Nov 10, 2005 16:25
PHEW!!! I've had quite an eventful month. In a nutshell, I went to Reno and stayed there from 5 October til the 28th. For my birthday weekend, I met up with Brenda/Candy in San Francisco. MAGIC CARPET RIDE ON PIER 39 FOREVER!!! I rested for a week, then I spread the "Erika Love" by heading out to the EAST coast. I had to go visit my girl, Leesha, for her birthday. I REALLY ADORE Rhode Island. It's like my *counts on fingers* 4th home (after New York, LA, and Houston)
But the one thing I can't get out of my mind is the word "REGRET". Yes, Leesha, I REGRET the fact that I let Omar come out to the club on Saturday, totally unknowingly COCKBLOCKING me. I REGRET that I couldn't have had made out with that hot boy from Boston University named Nate, more. I REGRET that I'm so nice that I couldn't ditch Omar that same night. I REGRET that I pushed Nate away from me... for Muslim/non-drinking Omar. Boo. I can't date anyone that doesn't drink. I just can't.
I DON'T regret the fact that when Omar arrived at Paragon, I introduced him to Nate. :P I DON'T regret that I put my phone number into Nate's phone RIGHT in front of Omar. I DON'T regret the fact that I LIED to Omar and told him that I was going to the restroom.. when, REALLY, I took Nate by the hand and snuck him into the backroom to make out. I'm NOT afraid.

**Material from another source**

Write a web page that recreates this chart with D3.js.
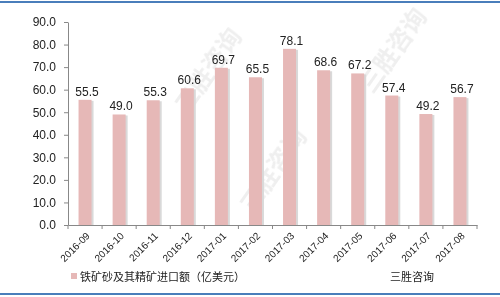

So I'm sitting here regretting... and that is THE WORST for me. I hate wondering about what might of been. So I've learned my lesson. What's the lesson learned? I've learned NOT to invite any guys out when I'm going out with the girls. No more cockblocking for me, thank you very much. So let this be a lesson learned for you ladies, too.